The Narcissist’s Daughter by Craig Holden

Halfway through Craig Holden’s erotic thriller The Narcissist’s Daughter I realized that the unfolding plot was a pitch-black take on the central dynamics from The Graduate. But while the Mike Nichols’ film mostly plumbed the situational comedy of a young man transferring his sexual allegiance from an older predatory woman to her more innocent daughter, Holden sees the darker psychological implications inherent in those relationships. From it, he crafts one of the better literary thrillers I’ve read in a long while, a revenge tale that twists into a well-constructed edge-of-your-sofa-cushion murder story.

Set in Cleveland, 1979, the book is narrated by Syd Redding, a young man enrolled in pre-med courses in the hopes of riding his natural abilities out from under his alcoholic grease-monkey step-father and into the world of high-paid medicine. He is given a job in a lab by a hot-shot doctor named Ted Kessler, the narcissist of the title, who, along with a creepy inclination to share his nymphomaniac wife, is possessed of a giant ego and an inexplicable missing arm. For reasons I won’t divulge, Syd’s affair with Mrs. Kessler, Joyce, turns sordid and it becomes clear that Syd is a pawn in a more advanced and sophisticated sexual game than Syd had bargained for. So in order to get revenge he begins to court the Kessler’s 17-year-old daughter, Jessi.

If you think you can see exactly where it’s going, you’re only partly right. Holden does a good job just tweaking the reader’s expectations but not tweaking them too much. He does not, for one thing, pull out any over-the-top character reversals: there are characters that turn out to be not quite what they seem, but the changes are subtle and believable. The drama that unfolds works better because of this distinction.

The beginning of the book is a bit of a muddle, the writing over-stylized with an abundance of adjectives. Here is a description of an unimportant doctor seen in a cafeteria: “(He) wore a sport coat of some kind of coarse woven material that was meant to be hip and was undoubtedly absurdly expensive but looked absurd on his paunchy shortish middle-aged carcass.” To my ear, the repeated use of absurd is a mistake as is the hat-trick of adjectives used to modify carcass.

Fortunately, as his plot begins to really cook, Holden manages to cut back on such stylish excess. There is one major exception, that being the sex scenes. It seems fair to reveal (for those on either side of the wordy-sex-scene fence) that this book features a good half-dozen heartily described scenes of carnality. They are not exactly gratuitous, in the sense that sex, and its many functions, both psychological and physical, is integral to both the plot and to the main character’s motivations, but if you favor the literary equivalent of fade-to-black, then this is probably not your cup of tea. Holden likes details, and nowhere more so than when describing the naked form. I present to you his description of one character’s upper torso:

She had nice breasts, I’ll say that, the breasts of a slightly overweight just-turned-18-year-old, which is to say that they were more substantial than the typical breasts of a young woman of average weight and yet still retained all the firmness and height and profile of the newly budded, with nipples (pale they appeared in that light) that tipped ever so slightly moonward and underbulges that hung ever so nicely earthward and round lateral edges that extended beyond her chest wall so that if she were to turn away from you and raise her arms slightly you would still be able to see the arcs of them protruding from the sides.
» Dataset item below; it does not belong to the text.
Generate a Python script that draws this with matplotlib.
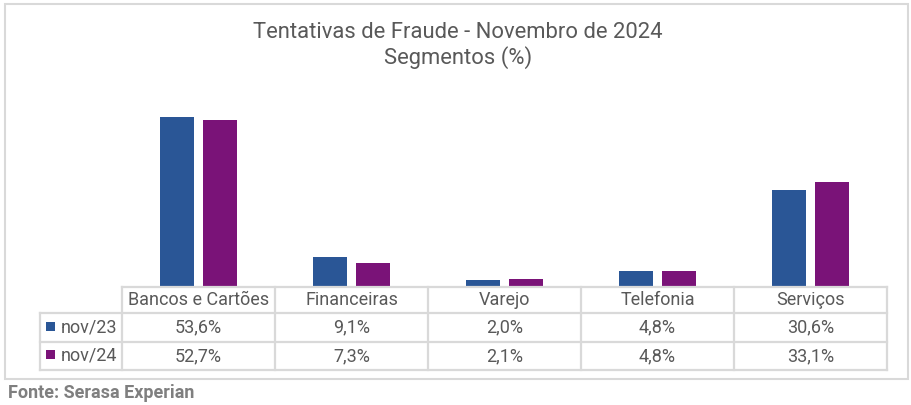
import matplotlib.pyplot as plt
from matplotlib.patches import Rectangle

plt.rcParams['font.family'] = ['Roboto', 'DejaVu Sans']

categories = ['Bancos e Cartões', 'Financeiras', 'Varejo', 'Telefonia', 'Serviços']
series_names = ['nov/23', 'nov/24']
nov23 = [53.6, 9.1, 2.0, 4.8, 30.6]
nov24 = [52.7, 7.3, 2.1, 4.8, 33.1]
colors = ['#2A5696', '#7A1378']
text_color = '#595959'
grid_color = '#D9D9D9'

W, H = 911, 405
fig = plt.figure(figsize=(W / 100, H / 100), dpi=100)

def fx(px):
    return px / W

def fy(py):
    return 1 - py / H

# outer border
fig.patches.append(Rectangle((fx(5), fy(379)), fx(903), 375 / H, transform=fig.transFigure,
                             fill=False, edgecolor=grid_color, linewidth=1.5))

fig.text(fx(458), fy(33), 'Tentativas de Fraude - Novembro de 2024', ha='center', va='center',
         fontsize=15.8, color=text_color)
fig.text(fx(458), fy(58), 'Segmentos (%)', ha='center', va='center', fontsize=15.8, color=text_color)

# bar axes
ax = fig.add_axes([fx(122), fy(286), fx(765), 189 / H])
x = list(range(len(categories)))
bw = 0.222
off = 0.141
ax.bar([i - off for i in x], nov23, width=bw, color=colors[0])
ax.bar([i + off for i in x], nov24, width=bw, color=colors[1])
ax.set_xlim(-0.5, len(categories) - 0.5)
ax.set_ylim(0, 60)
ax.axis('off')

# data table
left_ext = (122 - 40) / 153
tab = fig.add_axes([fx(40), fy(370), fx(847), 83 / H])
tab.set_xlim(-0.5 - left_ext, len(categories) - 0.5)
tab.set_ylim(3, 0)
tab.axis('off')
rows_y = [0, 26 / 83 * 3, 55 / 83 * 3, 3]
lw = 1.6
for yy in rows_y[:1]:
    tab.plot([-0.5, len(categories) - 0.5], [yy] * 2, color=grid_color, lw=lw, clip_on=False)
for yy in rows_y[1:]:
    tab.plot([-0.5 - left_ext, len(categories) - 0.5], [yy] * 2, color=grid_color, lw=lw, clip_on=False)
tab.plot([-0.5 - left_ext] * 2, [rows_y[1], rows_y[3]], color=grid_color, lw=lw, clip_on=False)
for i in range(len(categories) + 1):
    tab.plot([i - 0.5] * 2, [rows_y[0], rows_y[3]], color=grid_color, lw=lw, clip_on=False)

fs = 13
for i, c in enumerate(categories):
    tab.text(i, (rows_y[0] + rows_y[1]) / 2, c, ha='center', va='center', fontsize=fs, color=text_color)
for r, (name, vals) in enumerate(zip(series_names, [nov23, nov24])):
    yc = (rows_y[r + 1] + rows_y[r + 2]) / 2
    sq_y = 327 + r * 28
    fig.patches.append(Rectangle((fx(46), fy(sq_y + 4)), fx(9), 9 / H, transform=fig.transFigure,
                                 facecolor=colors[r], edgecolor='none'))
    tab.text(-0.5 - left_ext + 21 / 153, yc, name, ha='left', va='center', fontsize=fs, color=text_color)
    for i, v in enumerate(vals):
        tab.text(i, yc, f'{v:.1f}%'.replace('.', ','), ha='center', va='center',
                 fontsize=fs, color=text_color)

fig.text(fx(8), fy(393), 'Fonte: Serasa Experian', ha='left', va='center', fontsize=13,
         fontweight='bold', color='#7F7F7F')

fig.savefig('out.png', dpi=100)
It’s hard to not appreciate an author so dedicated to getting something just precisely right.

Despite these excesses, when the book gets going, around the mid-point, I found myself unable to stop reading, ripping through page after page to find out what happens next, and there is no greater compliment to a thriller than that. And this urgency, this need-to-know, continues to the final page, even after the narrative suddenly fast forwards through the decades and Holden has revealed all the cards that are up his sleeve.

There are other flaws in the book besides the overuse of adjectives, including moments when I felt as though Holden had forgotten that he’d set the book in 1979, so that he inserts random references to the time period — going to see Grease, watching Mary Hartman, checking out an early show by the Ramones. And the subplot of Syd’s own dysfunctional family, while ultimately crucial to the resolutions of the novel, was less compelling to me than the dynamics between Syd and the Kessler family. Maybe that’s because Syd’s interactions with the glamorous Kessler family are where the sex is, and ultimately, sex and its ill rewards are the driving forces of the book, and what makes it as good a thriller as it is.